14. The controller of claim 11, wherein the cooling apparatus further includes a third supply duct for fluidly connecting the heat exchanger to a drive operable to control the motor, and wherein the third supply duct provides a third flow of refrigerant to the drive.

15. The controller of claim 14, wherein the drive includes a drive temperature sensor operable to measure a temperature of the drive, wherein determining if the condition is satisfied comprises determining that the condition is satisfied when the temperature of the drive is greater than a drive temperature upper threshold value, and wherein adjusting the position of a valve comprises opening a third valve fluidly connected to the third supply duct between the heat exchanger and the drive.

16. The controller of claim 9, wherein the condition is a first condition, and the memory further stores instructions that program the processor to:

determine if a second condition is satisfied; and

adjust the position of the valve when the second condition is satisfied.

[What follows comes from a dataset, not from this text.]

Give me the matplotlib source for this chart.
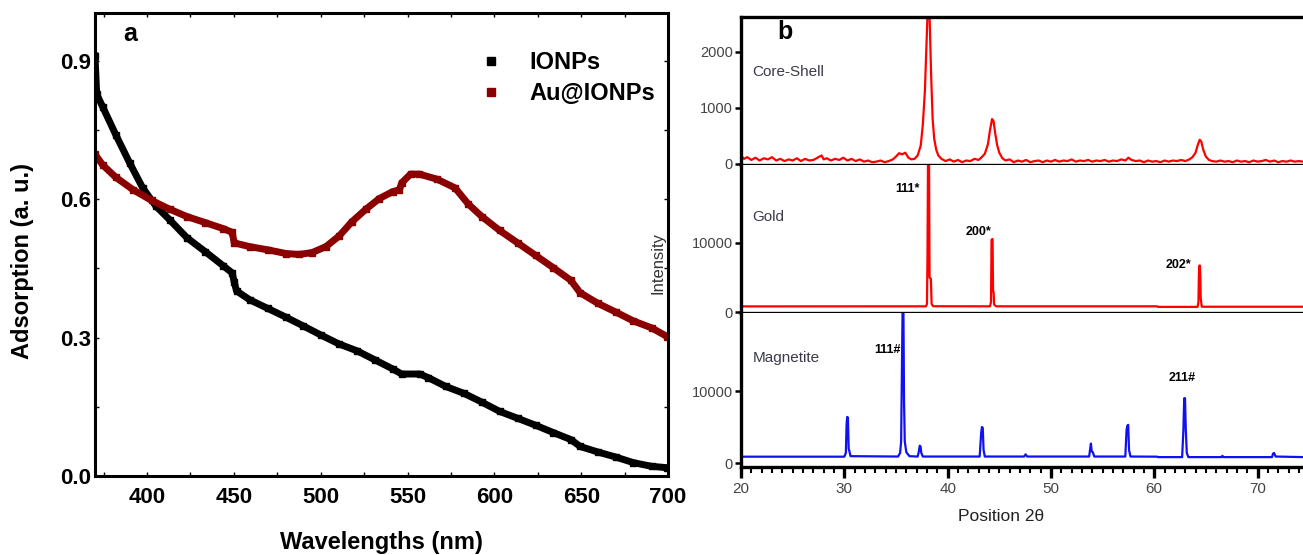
import numpy as np
import matplotlib
matplotlib.use('Agg')
import matplotlib.pyplot as plt
from matplotlib.lines import Line2D
from matplotlib.ticker import MultipleLocator

plt.rcParams['font.family'] = ['Liberation Sans', 'DejaVu Sans']

# ---- panel a: UV-vis ----
ion_nm = [370, 371, 374.4, 382, 390, 397.5, 405, 413, 423, 433.5, 444, 449, 450.2, 451.5,
          459, 469.5, 480, 490, 500.3, 510.6, 521, 531, 541.4, 546.6, 557, 562, 572,
          582.5, 592.8, 603, 613.4, 623.7, 634, 644, 649.4, 659.6, 670, 680, 690.5, 699.5]
ion_abs = [0.91, 0.827, 0.80, 0.739, 0.678, 0.624, 0.585, 0.555, 0.516, 0.486, 0.455, 0.44,
           0.42, 0.401, 0.382, 0.363, 0.344, 0.325, 0.305, 0.286, 0.271, 0.252, 0.232, 0.221,
           0.221, 0.213, 0.194, 0.179, 0.16, 0.14, 0.125, 0.11, 0.094, 0.079, 0.064, 0.052,
           0.041, 0.029, 0.021, 0.018]

au_nm = [370, 374.4, 382, 392, 402.6, 413, 423, 433.5, 443.8, 449, 450.2, 459, 469.5, 480,
         487.5, 495, 503, 510.6, 518, 526, 533.7, 541.4, 545.3, 546.6, 551.7, 556.8, 567,
         577.4, 585, 592.8, 603, 613.4, 623.7, 634, 644, 649.4, 659.6, 670, 680, 690.5, 699.5]
au_abs = [0.697, 0.674, 0.647, 0.62, 0.597, 0.578, 0.562, 0.549, 0.536, 0.528, 0.505, 0.497,
          0.49, 0.482, 0.48, 0.484, 0.497, 0.52, 0.551, 0.578, 0.601, 0.616, 0.62, 0.635,
          0.654, 0.654, 0.643, 0.624, 0.589, 0.562, 0.532, 0.505, 0.478, 0.451, 0.424, 0.397,
          0.374, 0.355, 0.336, 0.321, 0.302]

# ---- panel b: XRD ----
cs_2t = [20.0, 20.3, 20.6, 21.0, 21.4, 21.8, 22.2, 22.6, 23.0, 23.4, 23.8, 24.2, 24.6, 25.0,
         25.4, 25.8, 26.2, 26.6, 27.0, 27.4, 27.8, 28.0, 28.3, 28.7, 29.1, 29.5, 29.9, 30.3,
         30.7, 31.1, 31.5, 31.9, 32.3, 32.7, 33.1, 33.5, 33.9, 34.3, 34.7, 35.0, 35.3, 35.6,
         35.9, 36.2, 36.5, 36.8, 37.1, 37.4, 37.6, 37.8, 37.95, 38.05, 38.15, 38.25, 38.4,
         38.55, 38.7, 38.9, 39.1, 39.4, 39.8, 40.2, 40.6, 41.0, 41.4, 41.8, 42.2, 42.6, 43.0,
         43.3, 43.6, 43.9, 44.1, 44.3, 44.45, 44.6, 44.8, 45.0, 45.3, 45.6, 46.0, 46.4, 46.8,
         47.2, 47.6, 48.0, 48.4, 48.8, 49.2, 49.6, 50.0, 50.4, 50.8, 51.2, 51.6, 52.0, 52.4,
         52.8, 53.2, 53.6, 54.0, 54.4, 54.8, 55.2, 55.6, 56.0, 56.4, 56.8, 57.2, 57.5, 57.8,
         58.2, 58.6, 59.0, 59.4, 59.8, 60.2, 60.6, 61.0, 61.4, 61.8, 62.2, 62.6, 63.0, 63.4,
         63.7, 64.0, 64.2, 64.4, 64.55, 64.75, 65.0, 65.3, 65.6, 66.0, 66.4, 66.8, 67.2, 67.6,
         68.0, 68.4, 68.8, 69.2, 69.6, 70.0, 70.4, 70.8, 71.2, 71.6, 72.0, 72.4, 72.8, 73.2,
         73.6, 74.0, 74.4]
cs_int = [140, 90, 120, 70, 110, 60, 100, 80, 120, 60, 90, 50, 80, 60,
          100, 50, 90, 60, 70, 110, 150, 80, 100, 60, 90, 70, 110, 60,
          90, 50, 80, 40, 60, 30, 40, 60, 30, 50, 80, 130, 190, 170,
          200, 110, 80, 90, 150, 330, 700, 1300, 2100, 2650, 2700, 2650, 1600,
          800, 450, 250, 150, 90, 50, 80, 40, 70, 30, 60, 50, 90, 70,
          120, 180, 350, 600, 800, 760, 550, 330, 200, 100, 60, 80, 30, 60,
          40, 70, 30, 50, 60, 30, 60, 40, 70, 40, 60, 50, 80, 40,
          60, 50, 70, 40, 60, 50, 70, 40, 60, 50, 80, 60, 110, 70,
          50, 60, 30, 60, 40, 50, 30, 60, 40, 60, 50, 70, 50, 80,
          120, 200, 330, 430, 400, 250, 130, 70, 50, 40, 60, 40, 50, 30,
          60, 40, 50, 30, 60, 40, 50, 70, 40, 60, 30, 50, 40, 60,
          40, 50, 40]

gold_2t = [20.0, 37.9, 38.0, 38.05, 38.1, 38.2, 38.25, 38.3, 38.38, 38.45, 38.6, 44.1, 44.2,
           44.25, 44.35, 44.4, 44.45, 44.5, 44.7, 60.3, 60.35, 64.2, 64.28, 64.32, 64.36,
           64.42, 64.46, 64.5, 64.6, 74.4]
gold_int = [850, 860, 1200, 8000, 22000, 22000, 5000, 4900, 4800, 1200, 870, 860, 1500,
            10400, 10500, 3000, 2900, 1100, 860, 860, 780, 780, 1500, 5200, 6700,
            6700, 5200, 2000, 800, 800]

mag_2t = [20.0, 30.0, 30.15, 30.22, 30.28, 30.35, 30.42, 30.5, 30.6, 35.2, 35.4, 35.5, 35.58,
          35.64, 35.72, 35.78, 35.85, 36.0, 36.3, 37.1, 37.2, 37.3, 37.38, 37.45, 37.6, 43.1,
          43.25, 43.32, 43.4, 43.48, 43.6, 47.4, 47.55, 47.7, 53.7, 53.8, 53.87, 53.95, 54.05,
          54.2, 57.2, 57.32, 57.4, 57.48, 57.56, 57.7, 60.3, 60.35, 62.7, 62.82, 62.9, 62.98,
          63.05, 63.15, 63.3, 66.5, 66.6, 66.7, 71.4, 71.5, 71.6, 71.75, 74.4]
mag_int = [880, 880, 1400, 5400, 6400, 6300, 2000, 1600, 950, 900, 1400, 3000, 13500,
           21500, 21500, 8600, 3000, 1500, 950, 900, 1500, 2400, 2300, 1400, 900, 900,
           4200, 5000, 4900, 1800, 900, 900, 1200, 900, 900, 2000, 2700, 1600, 1500,
           900, 900, 4600, 5200, 5300, 1800, 900, 880, 820, 820, 4500, 9000, 9000,
           4800, 1400, 820, 820, 1000, 820, 820, 1300, 1400, 900, 820]

gold_labels = [(36.1, 17600, '111*'), (43.0, 11560, '200*'), (62.36, 6780, '202*')]
mag_labels = [(34.15, 15660, '111#'), (62.67, 11870, '211#')]

fig = plt.figure(figsize=(13.03, 5.55), dpi=100)

# ================= panel a =================
ax = fig.add_axes([0.0729, 0.1423, 0.4398, 0.8334])
ax.plot(ion_nm, ion_abs, color='black', lw=5, marker='s', ms=4.5)
ax.plot(au_nm, au_abs, color='#8b0000', lw=5, marker='s', ms=4, mec='#8b0000')
ax.set_xlim(370, 700)
ax.set_ylim(0, 1.002)
ax.xaxis.set_major_locator(MultipleLocator(50))
ax.xaxis.set_minor_locator(MultipleLocator(25))
ax.yaxis.set_major_locator(MultipleLocator(0.3))
ax.yaxis.set_minor_locator(MultipleLocator(0.15))
ax.yaxis.set_major_formatter(matplotlib.ticker.FormatStrFormatter('%.1f'))
for s in ax.spines.values():
    s.set_linewidth(2.2)
ax.tick_params(axis='both', which='major', direction='out', length=5, width=2,
               labelsize=16, pad=3)
ax.tick_params(axis='x', which='major', pad=8)
ax.tick_params(axis='both', which='minor', direction='out', length=4, width=2)
ax.tick_params(top=True, right=True, which='both', direction='in', length=3, width=1)
ax.tick_params(top=True, right=True, labeltop=False, labelright=False)
for lab in ax.get_xticklabels() + ax.get_yticklabels():
    lab.set_fontweight('bold')

handles = [Line2D([], [], ls='none', marker='s', ms=6, color='black'),
           Line2D([], [], ls='none', marker='s', ms=6, color='#8b0000')]
ax.legend(handles, ['IONPs', 'Au@IONPs'], loc='upper left', bbox_to_anchor=(0.63, 0.965),
          frameon=False, handlelength=1.2, handletextpad=1.0, labelspacing=0.35,
          prop={'weight': 'bold', 'size': 17})
ax.text(0.05, 0.955, 'a', transform=ax.transAxes, fontsize=18, fontweight='bold',
        ha='left', va='center')
fig.text(0.017, 0.53, 'Adsorption (a. u.)', rotation=90, ha='center', va='center',
         fontsize=17, fontweight='bold')
fig.text(0.2924, 0.022, 'Wavelengths (nm)', ha='center', va='center',
         fontsize=17, fontweight='bold')

# ================= panel b =================
left, width = 0.5687, 0.4313
boxes = [0.7027, 0.4360, 0.1586]
heights = [0.9694 - 0.7027, 0.7027 - 0.4360, 0.4360 - 0.1586]
axs = [fig.add_axes([left, b, width, h]) for b, h in zip(boxes, heights)]
series = [(cs_2t, cs_int, 'red', (-20, 2620), [0, 1000, 2000], 'Core-Shell'),
          (gold_2t, gold_int, 'red', (-100, 21100), [0, 10000], 'Gold'),
          (mag_2t, mag_int, '#1010f0', (-550, 20830), [0, 10000], 'Magnetite')]
name_y = [0.63, 0.65, 0.71]
for i, (bx, x, y, col, yl, yt, name) in enumerate(zip(axs, *zip(*series))):
    bx.plot(x, y, color=col, lw=1.6)
    bx.set_xlim(20, 74.4)
    bx.set_ylim(*yl)
    bx.set_yticks(yt)
    bx.spines['right'].set_visible(False)
    if i > 0:
        bx.spines['top'].set_visible(False)
    for s in ['left', 'bottom', 'top']:
        bx.spines[s].set_linewidth(2.4)
    bx.tick_params(axis='y', direction='out', length=4, width=1.8, labelsize=10.5,
                   labelcolor='#444444', pad=2)
    bx.text(0.02, name_y[i], name, transform=bx.transAxes, fontsize=11,
            color='#3a3a4a', ha='left', va='center')
    if i < 2:
        bx.tick_params(axis='x', bottom=False, labelbottom=False)

for x, y, t in gold_labels:
    axs[1].text(x, y, t, fontsize=9, fontweight='bold', ha='center', va='center')
for x, y, t in mag_labels:
    axs[2].text(x, y, t, fontsize=9, fontweight='bold', ha='center', va='center')

bb = axs[2]
bb.xaxis.set_major_locator(MultipleLocator(10))
bb.xaxis.set_minor_locator(MultipleLocator(1))
bb.tick_params(axis='x', which='major', direction='out', length=8, width=2.4,
               labelsize=11, labelcolor='#444444', pad=3)
bb.tick_params(axis='x', which='minor', direction='out', length=4, width=1.5)
axs[0].text(0.065, 0.9, 'b', transform=axs[0].transAxes, fontsize=18, fontweight='bold',
            ha='left', va='center')
fig.text(0.505, 0.526, 'Intensity', rotation=90, ha='center', va='center',
         fontsize=12, color='#333333')
fig.text(0.768, 0.069, 'Position 2\u03b8', ha='center', va='center',
         fontsize=12.5, color='#222222')

fig.savefig('out.png', dpi=100)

17. The controller of claim 16, wherein the supply duct is a first supply duct and the flow of refrigerant is a first flow of refrigerant, and wherein the cooling apparatus further includes:

a second supply duct for supplying a second flow of refrigerant from the heat exchanger to a motor operatively connected to the dynamic compressor;

a second valve fluidly connected to the second supply duct;

a return duct for supplying a return flow of refrigerant from the first and second supply ducts to the dynamic compressor; and

a return temperature sensor operable to measure a temperature of the return flow,

wherein determining if the second condition is satisfied comprises determining that the second condition is satisfied when the temperature of the return flow is less than a return temperature lower threshold value, and

wherein adjusting the position of the valve comprises closing the second valve.

18. The controller of claim 16, wherein the supply duct is a first supply duct and the flow of refrigerant is a first flow of refrigerant, and wherein the cooling apparatus further includes:

a second valve fluidly connected to the second supply duct;

a motor temperature sensor operable to measure a temperature of the motor,

wherein determining if the second condition is satisfied comprises determining that the second condition is satisfied when the temperature of the motor is less than a motor temperature lower threshold value, and

wherein adjusting the position of the valve comprises closing the second valve.

19. The controller of claim 16, wherein the supply duct is a first supply duct and the flow of refrigerant is a first flow of refrigerant, and wherein the cooling apparatus further includes:

a third supply duct for supplying a third flow of refrigerant from the heat exchanger to a drive operable to control a motor operatively connected to the dynamic compressor;

a third valve fluidly connected to the third supply duct; and

a drive temperature sensor operable to measure a temperature of the drive,

wherein determining if the second condition is satisfied comprises determining that the second condition is satisfied when the temperature of the drive is less than a drive temperature lower threshold value, and

wherein adjusting the position of the valve comprises closing the third valve.

20. A compressor system comprising:

a dynamic compressor operable to compress a refrigerant, the dynamic compressor comprising:

a housing;

a shaft supported in the housing by a bearing; and

an impeller connected to the shaft; and

a cooling apparatus comprising:

a heat exchanger fluidly connected to the dynamic compressor;

a supply duct fluidly connected between the heat exchanger and the dynamic compressor to provide a flow of refrigerant to the bearing;

a valve fluidly connected to the supply duct and selectively positionable to permit refrigerant to flow therethrough; and

a controller operable to control the valve.